Material:

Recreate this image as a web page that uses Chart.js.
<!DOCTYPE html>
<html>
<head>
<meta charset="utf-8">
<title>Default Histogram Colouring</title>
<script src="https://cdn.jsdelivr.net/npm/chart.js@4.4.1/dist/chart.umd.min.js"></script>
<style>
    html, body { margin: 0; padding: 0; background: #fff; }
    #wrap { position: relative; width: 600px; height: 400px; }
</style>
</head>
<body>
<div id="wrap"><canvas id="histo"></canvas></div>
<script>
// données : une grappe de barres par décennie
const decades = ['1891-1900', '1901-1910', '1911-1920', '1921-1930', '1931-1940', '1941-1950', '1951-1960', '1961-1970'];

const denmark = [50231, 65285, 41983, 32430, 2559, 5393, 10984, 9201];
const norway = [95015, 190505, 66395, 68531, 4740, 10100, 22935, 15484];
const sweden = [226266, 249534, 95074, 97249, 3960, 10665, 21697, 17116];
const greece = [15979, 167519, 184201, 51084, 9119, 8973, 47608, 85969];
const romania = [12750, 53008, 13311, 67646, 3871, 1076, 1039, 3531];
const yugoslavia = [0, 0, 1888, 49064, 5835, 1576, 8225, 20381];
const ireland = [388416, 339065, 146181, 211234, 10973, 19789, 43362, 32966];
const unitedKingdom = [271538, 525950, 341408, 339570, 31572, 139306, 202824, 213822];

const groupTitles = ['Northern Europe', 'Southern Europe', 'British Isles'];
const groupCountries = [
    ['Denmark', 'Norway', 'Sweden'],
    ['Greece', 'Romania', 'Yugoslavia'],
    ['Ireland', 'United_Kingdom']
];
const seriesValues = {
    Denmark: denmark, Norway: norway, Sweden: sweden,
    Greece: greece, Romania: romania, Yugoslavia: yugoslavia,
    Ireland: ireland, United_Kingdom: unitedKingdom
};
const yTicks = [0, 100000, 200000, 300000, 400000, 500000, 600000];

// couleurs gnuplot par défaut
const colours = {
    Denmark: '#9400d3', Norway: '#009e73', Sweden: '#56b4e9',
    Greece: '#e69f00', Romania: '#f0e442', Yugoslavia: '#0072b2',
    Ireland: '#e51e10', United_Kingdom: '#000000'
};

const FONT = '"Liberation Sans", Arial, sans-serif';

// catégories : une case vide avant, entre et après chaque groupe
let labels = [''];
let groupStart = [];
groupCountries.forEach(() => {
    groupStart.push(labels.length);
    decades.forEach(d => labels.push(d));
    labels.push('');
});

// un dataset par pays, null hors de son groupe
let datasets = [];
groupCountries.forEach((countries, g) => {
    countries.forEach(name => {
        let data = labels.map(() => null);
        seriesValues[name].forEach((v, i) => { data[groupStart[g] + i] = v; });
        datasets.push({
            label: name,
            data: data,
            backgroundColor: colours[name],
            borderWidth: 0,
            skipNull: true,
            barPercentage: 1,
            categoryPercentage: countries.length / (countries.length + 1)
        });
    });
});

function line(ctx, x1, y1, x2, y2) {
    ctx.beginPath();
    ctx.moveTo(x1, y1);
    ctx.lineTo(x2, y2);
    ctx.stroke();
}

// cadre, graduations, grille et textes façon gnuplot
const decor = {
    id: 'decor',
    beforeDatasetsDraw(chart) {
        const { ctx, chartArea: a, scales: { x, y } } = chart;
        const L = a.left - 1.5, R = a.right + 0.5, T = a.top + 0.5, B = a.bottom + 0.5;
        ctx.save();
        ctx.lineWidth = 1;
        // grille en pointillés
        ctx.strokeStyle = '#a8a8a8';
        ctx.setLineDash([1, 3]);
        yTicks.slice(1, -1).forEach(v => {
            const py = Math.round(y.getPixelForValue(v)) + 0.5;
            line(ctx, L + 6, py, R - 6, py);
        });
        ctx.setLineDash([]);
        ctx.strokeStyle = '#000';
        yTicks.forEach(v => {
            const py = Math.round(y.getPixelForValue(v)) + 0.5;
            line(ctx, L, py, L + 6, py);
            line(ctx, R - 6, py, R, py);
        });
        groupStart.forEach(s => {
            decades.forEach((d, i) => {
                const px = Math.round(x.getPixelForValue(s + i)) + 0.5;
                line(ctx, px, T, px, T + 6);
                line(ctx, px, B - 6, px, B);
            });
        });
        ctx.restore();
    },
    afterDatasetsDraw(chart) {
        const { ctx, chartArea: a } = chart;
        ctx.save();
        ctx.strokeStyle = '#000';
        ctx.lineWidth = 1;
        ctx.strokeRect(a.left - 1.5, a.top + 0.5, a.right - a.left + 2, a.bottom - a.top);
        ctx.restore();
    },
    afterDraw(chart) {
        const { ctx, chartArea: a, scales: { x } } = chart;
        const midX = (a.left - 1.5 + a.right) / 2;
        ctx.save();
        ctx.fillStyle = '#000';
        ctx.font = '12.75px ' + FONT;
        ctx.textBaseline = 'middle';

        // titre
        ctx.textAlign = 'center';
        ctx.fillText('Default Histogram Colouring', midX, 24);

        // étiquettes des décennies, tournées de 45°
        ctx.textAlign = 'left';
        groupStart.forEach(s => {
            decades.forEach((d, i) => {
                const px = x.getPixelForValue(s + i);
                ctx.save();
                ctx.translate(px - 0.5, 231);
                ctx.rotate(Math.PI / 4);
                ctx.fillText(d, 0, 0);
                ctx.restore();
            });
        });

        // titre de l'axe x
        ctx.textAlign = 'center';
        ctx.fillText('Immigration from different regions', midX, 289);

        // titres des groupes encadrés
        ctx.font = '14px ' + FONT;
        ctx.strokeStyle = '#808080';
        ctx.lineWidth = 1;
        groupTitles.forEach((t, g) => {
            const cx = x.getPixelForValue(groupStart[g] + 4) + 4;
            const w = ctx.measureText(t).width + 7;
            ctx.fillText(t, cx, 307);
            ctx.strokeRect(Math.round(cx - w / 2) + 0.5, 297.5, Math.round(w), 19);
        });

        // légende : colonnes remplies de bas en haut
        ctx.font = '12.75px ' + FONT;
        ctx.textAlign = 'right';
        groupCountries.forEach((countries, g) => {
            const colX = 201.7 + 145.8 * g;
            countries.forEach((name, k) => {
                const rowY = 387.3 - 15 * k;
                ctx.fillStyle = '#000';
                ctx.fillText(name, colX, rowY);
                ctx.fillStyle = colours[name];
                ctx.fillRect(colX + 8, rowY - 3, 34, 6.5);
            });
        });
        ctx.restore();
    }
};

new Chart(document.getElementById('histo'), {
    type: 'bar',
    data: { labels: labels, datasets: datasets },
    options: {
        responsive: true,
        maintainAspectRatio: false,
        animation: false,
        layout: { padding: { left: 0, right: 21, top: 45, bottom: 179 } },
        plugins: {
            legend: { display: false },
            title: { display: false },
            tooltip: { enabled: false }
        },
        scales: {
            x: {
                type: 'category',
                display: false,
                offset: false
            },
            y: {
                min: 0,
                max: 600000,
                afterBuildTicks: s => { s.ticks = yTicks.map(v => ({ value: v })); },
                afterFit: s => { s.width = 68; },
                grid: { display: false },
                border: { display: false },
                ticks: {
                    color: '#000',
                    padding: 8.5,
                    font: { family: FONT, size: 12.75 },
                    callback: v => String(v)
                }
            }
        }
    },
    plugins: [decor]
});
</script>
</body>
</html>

Aim of the exercise:
Extract the full listing above without alteration.

Answer to this task:
Recreate this image as a web page that uses Chart.js.
<!DOCTYPE html>
<html>
<head>
<meta charset="utf-8">
<title>Default Histogram Colouring</title>
<script src="https://cdn.jsdelivr.net/npm/chart.js@4.4.1/dist/chart.umd.min.js"></script>
<style>
    html, body { margin: 0; padding: 0; background: #fff; }
    #wrap { position: relative; width: 600px; height: 400px; }
</style>
</head>
<body>
<div id="wrap"><canvas id="histo"></canvas></div>
<script>
// données : une grappe de barres par décennie
const decades = ['1891-1900', '1901-1910', '1911-1920', '1921-1930', '1931-1940', '1941-1950', '1951-1960', '1961-1970'];

const denmark = [50231, 65285, 41983, 32430, 2559, 5393, 10984, 9201];
const norway = [95015, 190505, 66395, 68531, 4740, 10100, 22935, 15484];
const sweden = [226266, 249534, 95074, 97249, 3960, 10665, 21697, 17116];
const greece = [15979, 167519, 184201, 51084, 9119, 8973, 47608, 85969];
const romania = [12750, 53008, 13311, 67646, 3871, 1076, 1039, 3531];
const yugoslavia = [0, 0, 1888, 49064, 5835, 1576, 8225, 20381];
const ireland = [388416, 339065, 146181, 211234, 10973, 19789, 43362, 32966];
const unitedKingdom = [271538, 525950, 341408, 339570, 31572, 139306, 202824, 213822];

const groupTitles = ['Northern Europe', 'Southern Europe', 'British Isles'];
const groupCountries = [
    ['Denmark', 'Norway', 'Sweden'],
    ['Greece', 'Romania', 'Yugoslavia'],
    ['Ireland', 'United_Kingdom']
];
const seriesValues = {
    Denmark: denmark, Norway: norway, Sweden: sweden,
    Greece: greece, Romania: romania, Yugoslavia: yugoslavia,
    Ireland: ireland, United_Kingdom: unitedKingdom
};
const yTicks = [0, 100000, 200000, 300000, 400000, 500000, 600000];

// couleurs gnuplot par défaut
const colours = {
    Denmark: '#9400d3', Norway: '#009e73', Sweden: '#56b4e9',
    Greece: '#e69f00', Romania: '#f0e442', Yugoslavia: '#0072b2',
    Ireland: '#e51e10', United_Kingdom: '#000000'
};

const FONT = '"Liberation Sans", Arial, sans-serif';

// catégories : une case vide avant, entre et après chaque groupe
let labels = [''];
let groupStart = [];
groupCountries.forEach(() => {
    groupStart.push(labels.length);
    decades.forEach(d => labels.push(d));
    labels.push('');
});

// un dataset par pays, null hors de son groupe
let datasets = [];
groupCountries.forEach((countries, g) => {
    countries.forEach(name => {
        let data = labels.map(() => null);
        seriesValues[name].forEach((v, i) => { data[groupStart[g] + i] = v; });
        datasets.push({
            label: name,
            data: data,
            backgroundColor: colours[name],
            borderWidth: 0,
            skipNull: true,
            barPercentage: 1,
            categoryPercentage: countries.length / (countries.length + 1)
        });
    });
});

function line(ctx, x1, y1, x2, y2) {
    ctx.beginPath();
    ctx.moveTo(x1, y1);
    ctx.lineTo(x2, y2);
    ctx.stroke();
}

// cadre, graduations, grille et textes façon gnuplot
const decor = {
    id: 'decor',
    beforeDatasetsDraw(chart) {
        const { ctx, chartArea: a, scales: { x, y } } = chart;
        const L = a.left - 1.5, R = a.right + 0.5, T = a.top + 0.5, B = a.bottom + 0.5;
        ctx.save();
        ctx.lineWidth = 1;
        // grille en pointillés
        ctx.strokeStyle = '#a8a8a8';
        ctx.setLineDash([1, 3]);
        yTicks.slice(1, -1).forEach(v => {
            const py = Math.round(y.getPixelForValue(v)) + 0.5;
            line(ctx, L + 6, py, R - 6, py);
        });
        ctx.setLineDash([]);
        ctx.strokeStyle = '#000';
        yTicks.forEach(v => {
            const py = Math.round(y.getPixelForValue(v)) + 0.5;
            line(ctx, L, py, L + 6, py);
            line(ctx, R - 6, py, R, py);
        });
        groupStart.forEach(s => {
            decades.forEach((d, i) => {
                const px = Math.round(x.getPixelForValue(s + i)) + 0.5;
                line(ctx, px, T, px, T + 6);
                line(ctx, px, B - 6, px, B);
            });
        });
        ctx.restore();
    },
    afterDatasetsDraw(chart) {
        const { ctx, chartArea: a } = chart;
        ctx.save();
        ctx.strokeStyle = '#000';
        ctx.lineWidth = 1;
        ctx.strokeRect(a.left - 1.5, a.top + 0.5, a.right - a.left + 2, a.bottom - a.top);
        ctx.restore();
    },
    afterDraw(chart) {
        const { ctx, chartArea: a, scales: { x } } = chart;
        const midX = (a.left - 1.5 + a.right) / 2;
        ctx.save();
        ctx.fillStyle = '#000';
        ctx.font = '12.75px ' + FONT;
        ctx.textBaseline = 'middle';

        // titre
        ctx.textAlign = 'center';
        ctx.fillText('Default Histogram Colouring', midX, 24);

        // étiquettes des décennies, tournées de 45°
        ctx.textAlign = 'left';
        groupStart.forEach(s => {
            decades.forEach((d, i) => {
                const px = x.getPixelForValue(s + i);
                ctx.save();
                ctx.translate(px - 0.5, 231);
                ctx.rotate(Math.PI / 4);
                ctx.fillText(d, 0, 0);
                ctx.restore();
            });
        });

        // titre de l'axe x
        ctx.textAlign = 'center';
        ctx.fillText('Immigration from different regions', midX, 289);

        // titres des groupes encadrés
        ctx.font = '14px ' + FONT;
        ctx.strokeStyle = '#808080';
        ctx.lineWidth = 1;
        groupTitles.forEach((t, g) => {
            const cx = x.getPixelForValue(groupStart[g] + 4) + 4;
            const w = ctx.measureText(t).width + 7;
            ctx.fillText(t, cx, 307);
            ctx.strokeRect(Math.round(cx - w / 2) + 0.5, 297.5, Math.round(w), 19);
        });

        // légende : colonnes remplies de bas en haut
        ctx.font = '12.75px ' + FONT;
        ctx.textAlign = 'right';
        groupCountries.forEach((countries, g) => {
            const colX = 201.7 + 145.8 * g;
            countries.forEach((name, k) => {
                const rowY = 387.3 - 15 * k;
                ctx.fillStyle = '#000';
                ctx.fillText(name, colX, rowY);
                ctx.fillStyle = colours[name];
                ctx.fillRect(colX + 8, rowY - 3, 34, 6.5);
            });
        });
        ctx.restore();
    }
};

new Chart(document.getElementById('histo'), {
    type: 'bar',
    data: { labels: labels, datasets: datasets },
    options: {
        responsive: true,
        maintainAspectRatio: false,
        animation: false,
        layout: { padding: { left: 0, right: 21, top: 45, bottom: 179 } },
        plugins: {
            legend: { display: false },
            title: { display: false },
            tooltip: { enabled: false }
        },
        scales: {
            x: {
                type: 'category',
                display: false,
                offset: false
            },
            y: {
                min: 0,
                max: 600000,
                afterBuildTicks: s => { s.ticks = yTicks.map(v => ({ value: v })); },
                afterFit: s => { s.width = 68; },
                grid: { display: false },
                border: { display: false },
                ticks: {
                    color: '#000',
                    padding: 8.5,
                    font: { family: FONT, size: 12.75 },
                    callback: v => String(v)
                }
            }
        }
    },
    plugins: [decor]
});
</script>
</body>
</html>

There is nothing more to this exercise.